We plan to depart the summit in another hour and head for home. I expect the drive down to be as clear as the drive up, mostly clear with wild cloud formations over the summits.
Eighteen gallons of drinking water sitting in jugs in the guest bathtub, all of the lanai furniture is stashed away, a supply of propane is on-hand, the vehicle tanks are full… We are prepared for the storm.
Considering that Iselle has failed to weaken as the earlier predictions forecast, it is now going to hit the island as a full hurricane. The cone of possible paths has narrowed to where there is no doubt, the eye of the storm will come right over the island.
I have never experienced the center of a hurricane, this will be new. Getting brushed by the outer edge of hurricane Howard while in Mexico a decade back is as close as I have been before. If the predictions hold we will see the eye go right over us. It will also be interesting to see what the interaction with two nearly 14,000ft mountains will do to the storm.

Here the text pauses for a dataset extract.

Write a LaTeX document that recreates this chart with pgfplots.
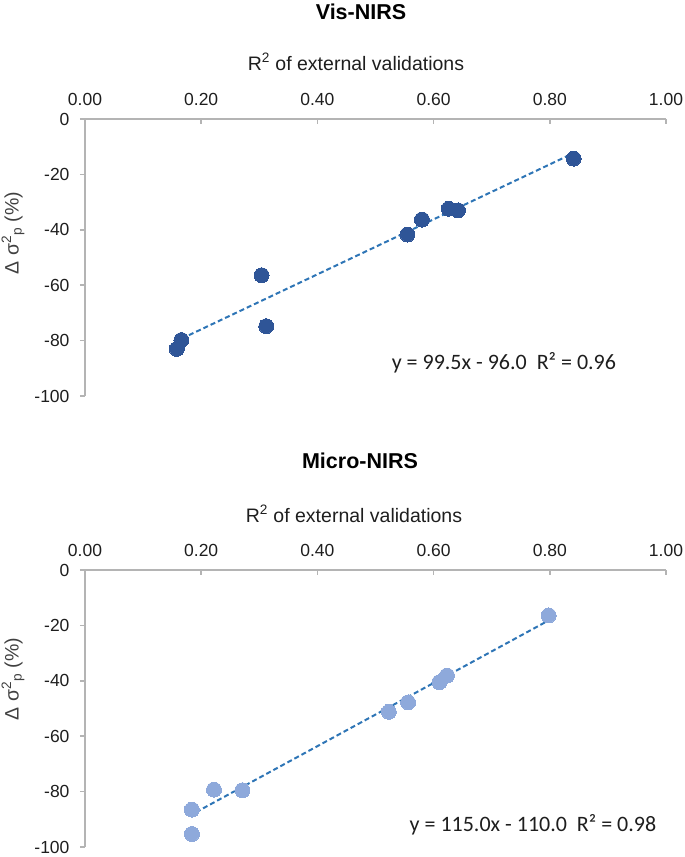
\documentclass[border=0pt]{standalone}
\usepackage{fontspec}
\setmainfont{Liberation Sans}
\newfontfamily\eqfont{Carlito}
\usepackage{pgfplots}
\pgfplotsset{compat=1.18}
\definecolor{axisgray}{HTML}{B4B4B4}
\definecolor{darkpt}{HTML}{2F5597}
\definecolor{lightpt}{HTML}{8EA9DB}
\definecolor{trend}{HTML}{2E75B6}
\definecolor{txt}{HTML}{1E1E1E}
\definecolor{lab}{HTML}{404040}
\pgfplotsset{
  myaxis/.style={
    anchor=south west,
    scale only axis, width=581pt, height=277pt,
    xmin=0, xmax=1, ymin=-100, ymax=0,
    axis x line*=top, axis y line*=left,
    axis line style={-, draw=axisgray, line width=1.5pt},
    xtick={0,0.2,0.4,0.6,0.8,1}, xticklabels={0.00,0.20,0.40,0.60,0.80,1.00},
    ytick={-100,-80,-60,-40,-20,0}, yticklabels={-100,-80,-60,-40,-20,0},
    xtick align=inside, ytick align=outside,
    major tick length=5pt,
    every tick/.style={draw=axisgray, line width=1.5pt},
    tick label style={font=\fontsize{17.5}{21}\selectfont, text=txt},
    xticklabel style={yshift=9.5pt},
    yticklabel style={xshift=-7pt},
    clip=false,
  }
}
\begin{document}
\begin{tikzpicture}
\useasboundingbox (0,0) rectangle (685pt,-857pt);
% ---------- Vis-NIRS ----------
\begin{axis}[myaxis, at={(85pt,-396pt)}]
\addplot[only marks, mark=*, mark size=7.5pt, mark options={fill=darkpt, draw=darkpt, line width=0pt}] coordinates {
(0.158,-83.0) (0.166,-79.8) (0.304,-56.4) (0.312,-74.8) (0.555,-41.7)
(0.580,-36.3) (0.626,-32.4) (0.642,-33.0) (0.841,-14.3)};
\addplot[trend, line width=2pt, dash pattern=on 5pt off 3pt] coordinates {(0.154,-80.5) (0.842,-12.2)};
\node[font=\eqfont\fontsize{22}{26}\selectfont, text=txt] at (axis cs:0.721,-88.1) {y = 99.5x - 96.0 \ R² = 0.96};
\end{axis}
\node[font=\bfseries\fontsize{21.5}{25}\selectfont] at (361pt,-12pt) {Vis-NIRS};
\node[font=\fontsize{19.5}{23}\selectfont, text=txt] at (356pt,-62pt) {R\textsuperscript{2} of external validations};
\node[rotate=90, font=\fontsize{19.5}{23}\selectfont, text=lab] at (13pt,-233pt) {Δ σ\textsuperscript{2}\textsubscript{p} (\%)};
% ---------- Micro-NIRS ----------
\begin{axis}[myaxis, at={(85pt,-847pt)}]
\addplot[only marks, mark=*, mark size=7.5pt, mark options={fill=lightpt, draw=lightpt, line width=0pt}] coordinates {
(0.184,-95.3) (0.184,-86.5) (0.222,-79.3) (0.271,-79.5) (0.523,-51.2)
(0.556,-47.8) (0.610,-40.5) (0.623,-38.1) (0.798,-16.4)};
\addplot[trend, line width=2pt, dash pattern=on 5pt off 3pt] coordinates {(0.179,-88.8) (0.798,-18.2)};
\node[font=\eqfont\fontsize{22}{26}\selectfont, text=txt] at (axis cs:0.771,-92.1) {y = 115.0x - 110.0 \ R² = 0.98};
\end{axis}
\node[font=\bfseries\fontsize{21.5}{25}\selectfont] at (360pt,-461pt) {Micro-NIRS};
\node[font=\fontsize{19.5}{23}\selectfont, text=txt] at (354pt,-514pt) {R\textsuperscript{2} of external validations};
\node[rotate=90, font=\fontsize{19.5}{23}\selectfont, text=lab] at (13pt,-679pt) {Δ σ\textsuperscript{2}\textsubscript{p} (\%)};
\end{tikzpicture}
\end{document}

I am not expecting damaging winds on our side of the island. Perhaps a lot of rain? My worst fear is an extended power outage. There is a lot of Alaskan halibut in the freezer that would be painful to lose. I have filled the remaining space in the freezer with water bottles, now ice, to increase the thermal mass and the hold time without power.
I am on the minimal summit crew that will head up first thing tomorrow morning. We depart at the usual 7am and hope to be off the summit before noon. Certainly before the storm makes landfall later in the day. In any case tomorrow will be an interesting day.
First up is hurricane Iselle, currently a category 2 storm with 110mph sustained winds. Fortunately the storm is expected to weaken and cross the island as a mere tropical storm on Thursday. The track does predict that the storm will come right over the island, bringing heavy rains and possibly damaging winds.
Behind Iselle is Julio, now 1900 miles southeast of Hilo. This storm is expected to cross the island as a hurricane, the first hurricane to hit a Hawaiian island in over two decades. This is the storm everyone is watching. It is still a bit early, the storm is not expected to arrive until Sunday. The forecasts will be interesting and well read over the coming days.
Fortunately our house is on the lee side of the island from these approaching storms, and is somewhat better sheltered than many of our neighbors. Storm preparations are quickly accomplished… Secure any outside furniture and gear, and insure we have a little extra water and propane on hand.
Preparations at the observatory are notably more complex.
The major concern is an extended power outage. We rely on long power lines that cross the saddle between Mauna Loa and Mauna Kea. If one or both of these storms prove damaging the power lines are likely to be part of the damage. These lines are also likely low on the list of repairs if there is extensive damage across the island.
Yes, there is a backup generator on site with a storage tank filled with diesel. How long will it last? What if the power lines along Saddle road are damaged? The power lines to the summit may be low on the priority list to repair if there are lines down all over the island.
If we are without power for a long period, we could lose power when the generator runs out of fuel. Of first concern are the instruments… The sensitive interiors of these cameras and spectrographs are kept at cryogenic temperatures, hundreds of degrees below freezing. Without power the instruments will start to warm up. Returning the instruments to service can take weeks. The vacuum dewars will have to be pumped again to restore the high quality vacuum conditions, then the instrument carefully cooled again.
Not that we are plunging blindly into this. We have a plan. Shutting down as much as we can, with priority given to the instruments. Hopefully the worst will not occur and we can continue smoothly on. But if the island does take damage we will be prepared to weather out the worst of it and preserve the facility.